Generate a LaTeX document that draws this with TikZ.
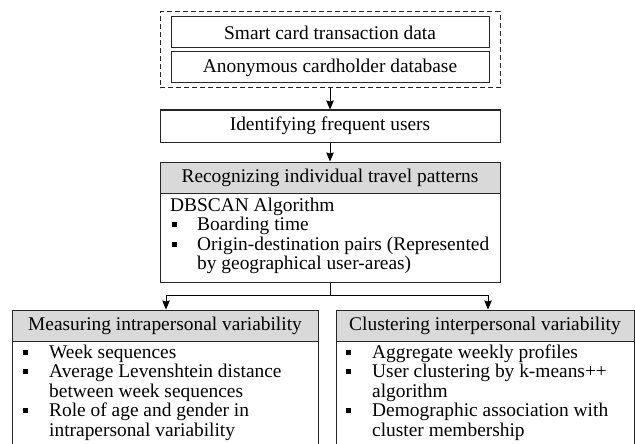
\documentclass[tikz,border=0pt]{standalone}
\usepackage{fontspec}
\setmainfont{Liberation Serif}
\usetikzlibrary{arrows.meta}
\begin{document}
\begin{tikzpicture}[x=1pt,y=-1pt,
  box/.style={draw=black!85,line width=1pt,inner sep=0pt,rectangle},
  head/.style={box,fill=black!15},
  txt/.style={inner sep=0pt,anchor=base west,font=\fontsize{19.4}{19.4}\selectfont},
  ctr/.style={font=\fontsize{19.4}{19.4}\selectfont},
  arr/.style={draw=black,line width=1pt,-{Stealth[length=9pt,width=7.5pt,inset=1pt]}},
  conn/.style={draw=black,line width=1pt}]
\useasboundingbox (0,0) rectangle (635,444);
\clip (0,0) rectangle (635,444);
% input group
\node[box,dash pattern=on 5pt off 3pt,minimum width=340pt,minimum height=76pt] (src) at (330,50) {};
\node[box,ctr,minimum width=318pt,minimum height=31pt] (b1) at (330,32.5) {Smart card transaction data};
\node[box,ctr,minimum width=318pt,minimum height=31pt] (b2) at (330,67.5) {Anonymous cardholder database};
% identifying
\node[box,ctr,minimum width=340pt,minimum height=32pt] (ident) at (330,126) {Identifying frequent users};
% recognizing
\node[head,ctr,minimum width=340pt,minimum height=31pt] (rhd) at (330,177.5) {Recognizing individual travel patterns};
\node[box,minimum width=340pt,minimum height=89pt] (rbd) at (330,237.5) {};
\node[txt] (r0) at (170,211) {DBSCAN Algorithm};
\node[txt] (r1) at (172,230.5) {\raisebox{3.5pt}{\rule{4.6pt}{4.6pt}}};
\node[txt] (r1t) at (197,230.5) {Boarding time};
\node[txt] (r2) at (172,250) {\raisebox{3.5pt}{\rule{4.6pt}{4.6pt}}};
\node[txt] (r2t) at (197,250) {Origin-destination pairs (Represented};
\node[txt] (r3t) at (197,269) {by geographical user-areas)};
% left
\node[head,ctr,minimum width=306pt,minimum height=31pt] (lhd) at (165,325.5) {Measuring intrapersonal variability};
\node[box,minimum width=306pt,minimum height=120pt] (lbd) at (165,401) {};
\node[txt] (l1) at (23,358) {\raisebox{3.5pt}{\rule{4.6pt}{4.6pt}}};
\node[txt] (l1t) at (49,358) {Week sequences};
\node[txt] (l2) at (23,377.5) {\raisebox{3.5pt}{\rule{4.6pt}{4.6pt}}};
\node[txt] (l2t) at (49,377.5) {Average Levenshtein distance};
\node[txt] (l3t) at (49,397) {between week sequences};
\node[txt] (l4) at (23,416.5) {\raisebox{3.5pt}{\rule{4.6pt}{4.6pt}}};
\node[txt] (l4t) at (49,416.5) {Role of age and gender in};
\node[txt] (l5t) at (49,436) {intrapersonal variability};
% right
\node[head,ctr,minimum width=298pt,minimum height=31pt] (chd) at (485,325.5) {Clustering interpersonal variability};
\node[box,minimum width=298pt,minimum height=120pt] (cbd) at (485,401) {};
\node[txt] (c1) at (346,358) {\raisebox{3.5pt}{\rule{4.6pt}{4.6pt}}};
\node[txt] (c1t) at (372,358) {Aggregate weekly profiles};
\node[txt] (c2) at (346,377.5) {\raisebox{3.5pt}{\rule{4.6pt}{4.6pt}}};
\node[txt] (c2t) at (372,377.5) {User clustering by k-means++};
\node[txt] (c3t) at (372,397) {algorithm};
\node[txt] (c4) at (346,416.5) {\raisebox{3.5pt}{\rule{4.6pt}{4.6pt}}};
\node[txt] (c4t) at (372,416.5) {Demographic association with};
\node[txt] (c5t) at (372,436) {cluster membership};
% connectors
\draw[arr] (src.south) -- (ident.north);
\draw[arr] (ident.south) -- (rhd.north);
\coordinate (jn) at (330,295);
\coordinate (jl) at (166,295);
\coordinate (jr) at (488,295);
\draw[conn] (rbd.south) -- (jn);
\draw[conn] (jl) -- (jr);
\draw[arr] (jl) -- (jl |- lhd.north);
\draw[arr] (jr) -- (jr |- chd.north);
\end{tikzpicture}
\end{document}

──────

▶ What you have to do
Pictures are excluded; output everything else in the data verbatim.

▶ Worked solution
Generate a LaTeX document that draws this with TikZ.
\documentclass[tikz,border=0pt]{standalone}
\usepackage{fontspec}
\setmainfont{Liberation Serif}
\usetikzlibrary{arrows.meta}
\begin{document}
\begin{tikzpicture}[x=1pt,y=-1pt,
  box/.style={draw=black!85,line width=1pt,inner sep=0pt,rectangle},
  head/.style={box,fill=black!15},
  txt/.style={inner sep=0pt,anchor=base west,font=\fontsize{19.4}{19.4}\selectfont},
  ctr/.style={font=\fontsize{19.4}{19.4}\selectfont},
  arr/.style={draw=black,line width=1pt,-{Stealth[length=9pt,width=7.5pt,inset=1pt]}},
  conn/.style={draw=black,line width=1pt}]
\useasboundingbox (0,0) rectangle (635,444);
\clip (0,0) rectangle (635,444);
% input group
\node[box,dash pattern=on 5pt off 3pt,minimum width=340pt,minimum height=76pt] (src) at (330,50) {};
\node[box,ctr,minimum width=318pt,minimum height=31pt] (b1) at (330,32.5) {Smart card transaction data};
\node[box,ctr,minimum width=318pt,minimum height=31pt] (b2) at (330,67.5) {Anonymous cardholder database};
% identifying
\node[box,ctr,minimum width=340pt,minimum height=32pt] (ident) at (330,126) {Identifying frequent users};
% recognizing
\node[head,ctr,minimum width=340pt,minimum height=31pt] (rhd) at (330,177.5) {Recognizing individual travel patterns};
\node[box,minimum width=340pt,minimum height=89pt] (rbd) at (330,237.5) {};
\node[txt] (r0) at (170,211) {DBSCAN Algorithm};
\node[txt] (r1) at (172,230.5) {\raisebox{3.5pt}{\rule{4.6pt}{4.6pt}}};
\node[txt] (r1t) at (197,230.5) {Boarding time};
\node[txt] (r2) at (172,250) {\raisebox{3.5pt}{\rule{4.6pt}{4.6pt}}};
\node[txt] (r2t) at (197,250) {Origin-destination pairs (Represented};
\node[txt] (r3t) at (197,269) {by geographical user-areas)};
% left
\node[head,ctr,minimum width=306pt,minimum height=31pt] (lhd) at (165,325.5) {Measuring intrapersonal variability};
\node[box,minimum width=306pt,minimum height=120pt] (lbd) at (165,401) {};
\node[txt] (l1) at (23,358) {\raisebox{3.5pt}{\rule{4.6pt}{4.6pt}}};
\node[txt] (l1t) at (49,358) {Week sequences};
\node[txt] (l2) at (23,377.5) {\raisebox{3.5pt}{\rule{4.6pt}{4.6pt}}};
\node[txt] (l2t) at (49,377.5) {Average Levenshtein distance};
\node[txt] (l3t) at (49,397) {between week sequences};
\node[txt] (l4) at (23,416.5) {\raisebox{3.5pt}{\rule{4.6pt}{4.6pt}}};
\node[txt] (l4t) at (49,416.5) {Role of age and gender in};
\node[txt] (l5t) at (49,436) {intrapersonal variability};
% right
\node[head,ctr,minimum width=298pt,minimum height=31pt] (chd) at (485,325.5) {Clustering interpersonal variability};
\node[box,minimum width=298pt,minimum height=120pt] (cbd) at (485,401) {};
\node[txt] (c1) at (346,358) {\raisebox{3.5pt}{\rule{4.6pt}{4.6pt}}};
\node[txt] (c1t) at (372,358) {Aggregate weekly profiles};
\node[txt] (c2) at (346,377.5) {\raisebox{3.5pt}{\rule{4.6pt}{4.6pt}}};
\node[txt] (c2t) at (372,377.5) {User clustering by k-means++};
\node[txt] (c3t) at (372,397) {algorithm};
\node[txt] (c4) at (346,416.5) {\raisebox{3.5pt}{\rule{4.6pt}{4.6pt}}};
\node[txt] (c4t) at (372,416.5) {Demographic association with};
\node[txt] (c5t) at (372,436) {cluster membership};
% connectors
\draw[arr] (src.south) -- (ident.north);
\draw[arr] (ident.south) -- (rhd.north);
\coordinate (jn) at (330,295);
\coordinate (jl) at (166,295);
\coordinate (jr) at (488,295);
\draw[conn] (rbd.south) -- (jn);
\draw[conn] (jl) -- (jr);
\draw[arr] (jl) -- (jl |- lhd.north);
\draw[arr] (jr) -- (jr |- chd.north);
\end{tikzpicture}
\end{document}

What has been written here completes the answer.